Note: it's not the submittal that needs to not look spammy. It's the WEBSITE.
The submittals are all going to look pretty much the same: because the kind of information on the websites is pretty much the same. And, at the end of the day, what's on the submittal really doesn't matter that much. It's just a hint about where some information may be found online -- and editors don't really even need a _hint_ (we can find sites without even that).
Given the hint, we go look. If the hint is promising but not quite right, we sniff around (not much different than we'd be doing without a hint). And if we find a website--however we originally found it--all that matters is what's actually on the website. The hint, at most, suggests certain kinds of information that we might want to watch for, so we don't accidentally overlook some important aspect of the website.
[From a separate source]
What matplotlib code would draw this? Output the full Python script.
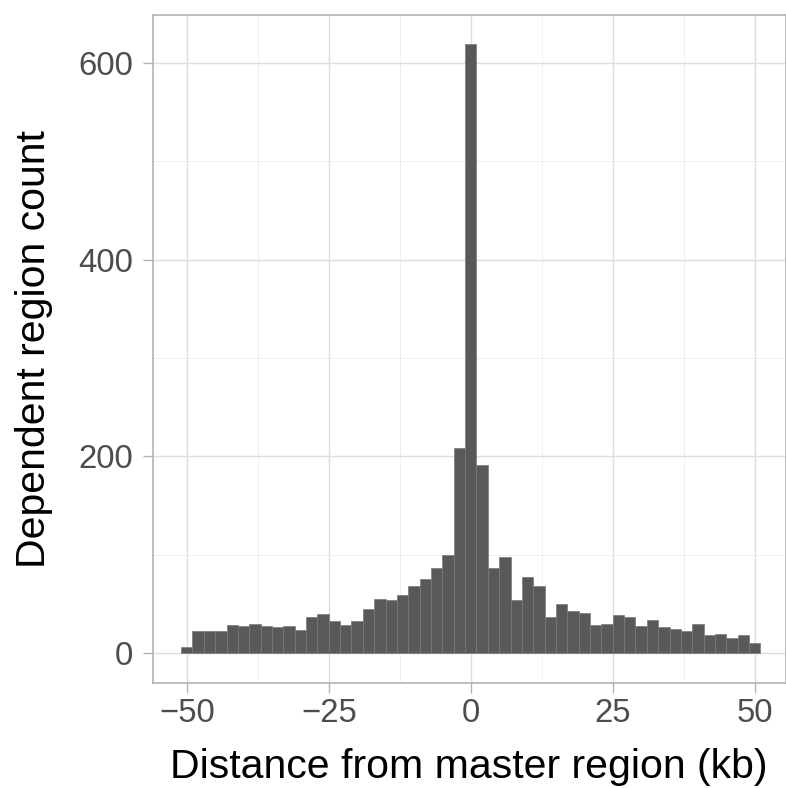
import matplotlib.pyplot as plt
import numpy as np

plt.rcParams['font.family'] = ['Liberation Sans', 'DejaVu Sans']

# histogram: 2 kb bins centred on even kb from -50 to 50
bin_centers = np.arange(-50, 51, 2)
counts = [6, 23, 23, 23, 29, 28, 30, 28, 27, 28,
          24, 37, 40, 33, 29, 33, 45, 55, 54, 59,
          68, 75, 87, 100, 209, 619, 191, 87, 98, 54,
          78, 68, 37, 50, 43, 41, 29, 30, 39, 37,
          28, 34, 27, 25, 23, 30, 19, 20, 16, 19, 10]

x_ticks = [-50, -25, 0, 25, 50]
x_ticklabels = ['\u221250', '\u221225', '0', '25', '50']
y_ticks = [0, 200, 400, 600]

fig = plt.figure(figsize=(7.86, 7.88), dpi=100)
fig.patch.set_facecolor('white')
ax = fig.add_axes([0.195, 0.1336, 0.805, 0.8473])

ax.bar(bin_centers, counts, width=2, color='#595959', edgecolor='#7a7a7a',
       linewidth=0.5, zorder=3)

ax.set_xlim(-55.9, 55.5)
ax.set_ylim(-29.9, 648.4)

# grid like ggplot theme_light
ax.set_xticks(x_ticks)
ax.set_xticklabels(x_ticklabels)
ax.set_yticks(y_ticks)
ax.set_xticks([-37.5, -12.5, 12.5, 37.5], minor=True)
ax.set_yticks([100, 300, 500], minor=True)
ax.grid(which='major', color='#dedede', linewidth=1.0, zorder=0)
ax.grid(which='minor', color='#ededed', linewidth=0.6, zorder=0)
ax.tick_params(which='minor', length=0)
ax.tick_params(which='major', length=7.5, width=1, color='#b3b3b3',
               labelsize=23.7, labelcolor='#4d4d4d')
ax.tick_params(axis='x', pad=3.6)
ax.tick_params(axis='y', pad=7)

for s in ax.spines.values():
    s.set_color('#b3b3b3')
    s.set_linewidth(1.2)

ax.set_xlabel('Distance from master region (kb)', fontsize=29.5, color='black',
              va='baseline')
ax.xaxis.set_label_coords(0.499, -0.1427)
ax.set_ylabel('Dependent region count', fontsize=29.5, color='black',
              va='baseline')
ax.yaxis.set_label_coords(-0.1712, 0.5)

plt.savefig('out.png', dpi=100, facecolor='white')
So the website has to stand out from among the affiliate doorways. Quickly.
The submittal is a completely different problem. By nature it's going to look spammy because it's surrounded by ten thousand other submittals, all spammy, and all trying to look non-spammy (that is, all trying to look exactly like that one non-spam suggestion.)
Someone will look at each suggestion, eventually, sure. But ... people look at suggestions because they're trying to find good sites. So a spammy-looking suggestion isn't likely to be a high priority.
I don't know of a solution to that. Kill all the spammers, maybe. But spamming works by obtruding the spammer between potential customers and genuine businesses. The whole technique is to make it hard for customers to find real businesses. And, hey, the technique works--the customer and the real business are both hurt--even when the spammer doesn't make a dime. Economically understood, spammers are negative-sum actors: like crackheads who'll do thousands of dollars damage to a house or car, to steal something that they can pawn for ten or twenty dollars, they cause orders of magnitude more damage than their profit.
And the real businesses are hurt. You're seeing it. Surfers are hurt (and with them, the editors who try to find good sites to surf.)
One editors' reaction is to rely more on non-spammable sources for business URLs. It's hard for a spammer to get away with painting his URL for "find-a-florist-now-now-now.com" on the delivery trucks owned by "Alice's Flowers ("serving Oak Grove, Knob Knoll, and nearby farms since 1973".) So a notepad in the car is likely to yield a trickle of 99%-good URLs -- unlike the website submittal process.
And one appropriate BUSINESS reaction is to GET YOUR URL ON YOUR FOLKS' DELIVERY VANS. Because THAT'S a GUARANTEED NON-SPAMMY-LOOKING URL suggestion.
But that's just one suggestion: just think outside the (submittal dialog) box, be where the spammers aren't, leave footprints around delivery of goods and services in the real world. And the real-world shadow that is the web will be affected.